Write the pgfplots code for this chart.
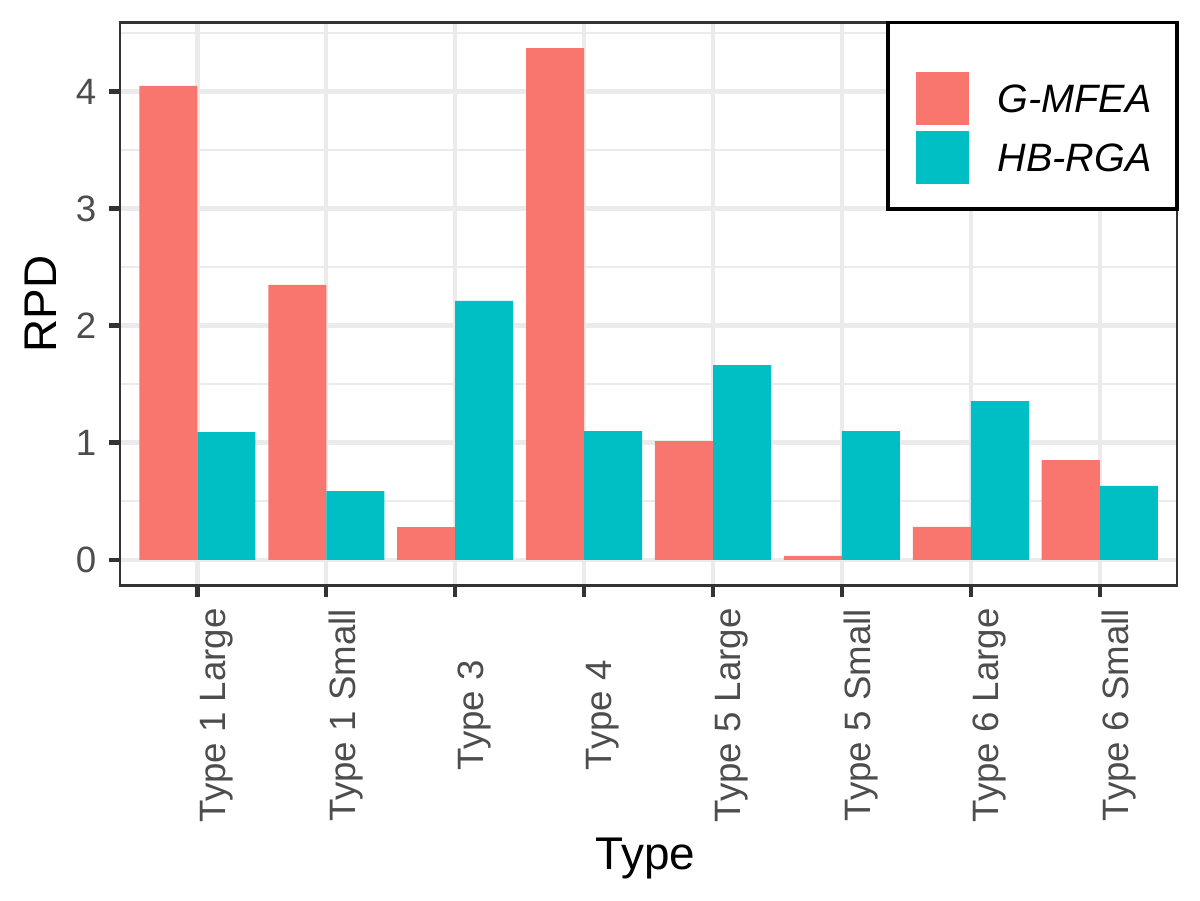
\documentclass[border=0pt]{standalone}
\usepackage{pgfplots}
\pgfplotsset{compat=1.18}
\usepackage{fontspec}
\setmainfont{Liberation Sans}
\setsansfont{Liberation Sans}
\definecolor{gmfea}{HTML}{F8766D}
\definecolor{hbrga}{HTML}{00BFC4}
\definecolor{grey92}{HTML}{EBEBEB}
\definecolor{grey20}{HTML}{333333}
\definecolor{grey30}{HTML}{4D4D4D}

\begin{document}
\begin{tikzpicture}
\useasboundingbox (-28.8pt,-75.5pt) rectangle (259.2pt,140.5pt);
\begin{axis}[
  at={(0,0)}, anchor=south west,
  scale only axis, width=253.7pt, height=135.1pt,
  xmin=-0.6, xmax=7.6, ymin=-0.2185, ymax=4.5885,
  clip=false,
  ybar, bar width=0.45,
  xtick={0,...,7},
  xticklabels={Type 1 Large,Type 1 Small,Type 3,Type 4,Type 5 Large,Type 5 Small,Type 6 Large,Type 6 Small},
  ytick={0,1,2,3,4},
  minor ytick={0.5,1.5,2.5,3.5,4.5},
  grid=both,
  major grid style={grey92, line width=1.07pt},
  minor grid style={grey92, line width=0.53pt},
  tick pos=left, tick align=outside,
  major tick length=2.75pt, minor tick length=0pt,
  tick style={grey20, line width=1.07pt},
  axis line style={grey20, line width=0.55pt},
  /pgf/number format/assume math mode=true,
  yticklabel style={font=\fontsize{8.8}{10}\selectfont, text=grey30, inner sep=0pt, anchor=east, xshift=-2.75pt},
  xticklabel style={font=\fontsize{8.8}{10}\selectfont, text=grey30, inner sep=0pt, yshift=-28.4pt, xshift=0.4pt, rotate=90, anchor=north},
  xlabel={Type},
  xlabel style={at={(axis description cs:0.497,-0.504)}, anchor=base, font=\fontsize{11}{13}\selectfont},
  ylabel={RPD},
  ylabel style={at={(axis description cs:-0.0596,0.5)}, anchor=base, font=\fontsize{11}{13}\selectfont},
  legend style={draw=none, fill=none, inner sep=0pt, at={(0.7521,0.9138)}, anchor=north west,
    row sep=1.5pt, column sep=7pt, font=\fontsize{9.5}{11}\selectfont\itshape,
    cells={anchor=west}, nodes={inner sep=0pt, text depth=0pt}},
  legend image code/.code={\path[#1, draw=none] (0pt,-6.33pt) rectangle (12.65pt,6.33pt);},
]
\addplot[fill=gmfea, draw=none, bar shift=-0.225] coordinates {
  (0,4.048) (1,2.348) (2,0.279) (3,4.370) (4,1.014) (5,0.034) (6,0.281) (7,0.852)
};
\addlegendentry{G-MFEA}
\addplot[fill=hbrga, draw=none, bar shift=0.225] coordinates {
  (0,1.091) (1,0.587) (2,2.211) (3,1.100) (4,1.662) (5,1.099) (6,1.355) (7,0.631)
};
\addlegendentry{HB-RGA}
\draw[black, line width=0.9pt, fill=white] (rel axis cs:0.7266,0.6686) rectangle (rel axis cs:1,1);
\end{axis}
\end{tikzpicture}
\end{document}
+ + + +
● Written exercise
Copy the data exactly. Any picture it contains is to be omitted.

● Problem solution
Write the pgfplots code for this chart.
\documentclass[border=0pt]{standalone}
\usepackage{pgfplots}
\pgfplotsset{compat=1.18}
\usepackage{fontspec}
\setmainfont{Liberation Sans}
\setsansfont{Liberation Sans}
\definecolor{gmfea}{HTML}{F8766D}
\definecolor{hbrga}{HTML}{00BFC4}
\definecolor{grey92}{HTML}{EBEBEB}
\definecolor{grey20}{HTML}{333333}
\definecolor{grey30}{HTML}{4D4D4D}

\begin{document}
\begin{tikzpicture}
\useasboundingbox (-28.8pt,-75.5pt) rectangle (259.2pt,140.5pt);
\begin{axis}[
  at={(0,0)}, anchor=south west,
  scale only axis, width=253.7pt, height=135.1pt,
  xmin=-0.6, xmax=7.6, ymin=-0.2185, ymax=4.5885,
  clip=false,
  ybar, bar width=0.45,
  xtick={0,...,7},
  xticklabels={Type 1 Large,Type 1 Small,Type 3,Type 4,Type 5 Large,Type 5 Small,Type 6 Large,Type 6 Small},
  ytick={0,1,2,3,4},
  minor ytick={0.5,1.5,2.5,3.5,4.5},
  grid=both,
  major grid style={grey92, line width=1.07pt},
  minor grid style={grey92, line width=0.53pt},
  tick pos=left, tick align=outside,
  major tick length=2.75pt, minor tick length=0pt,
  tick style={grey20, line width=1.07pt},
  axis line style={grey20, line width=0.55pt},
  /pgf/number format/assume math mode=true,
  yticklabel style={font=\fontsize{8.8}{10}\selectfont, text=grey30, inner sep=0pt, anchor=east, xshift=-2.75pt},
  xticklabel style={font=\fontsize{8.8}{10}\selectfont, text=grey30, inner sep=0pt, yshift=-28.4pt, xshift=0.4pt, rotate=90, anchor=north},
  xlabel={Type},
  xlabel style={at={(axis description cs:0.497,-0.504)}, anchor=base, font=\fontsize{11}{13}\selectfont},
  ylabel={RPD},
  ylabel style={at={(axis description cs:-0.0596,0.5)}, anchor=base, font=\fontsize{11}{13}\selectfont},
  legend style={draw=none, fill=none, inner sep=0pt, at={(0.7521,0.9138)}, anchor=north west,
    row sep=1.5pt, column sep=7pt, font=\fontsize{9.5}{11}\selectfont\itshape,
    cells={anchor=west}, nodes={inner sep=0pt, text depth=0pt}},
  legend image code/.code={\path[#1, draw=none] (0pt,-6.33pt) rectangle (12.65pt,6.33pt);},
]
\addplot[fill=gmfea, draw=none, bar shift=-0.225] coordinates {
  (0,4.048) (1,2.348) (2,0.279) (3,4.370) (4,1.014) (5,0.034) (6,0.281) (7,0.852)
};
\addlegendentry{G-MFEA}
\addplot[fill=hbrga, draw=none, bar shift=0.225] coordinates {
  (0,1.091) (1,0.587) (2,2.211) (3,1.100) (4,1.662) (5,1.099) (6,1.355) (7,0.631)
};
\addlegendentry{HB-RGA}
\draw[black, line width=0.9pt, fill=white] (rel axis cs:0.7266,0.6686) rectangle (rel axis cs:1,1);
\end{axis}
\end{tikzpicture}
\end{document}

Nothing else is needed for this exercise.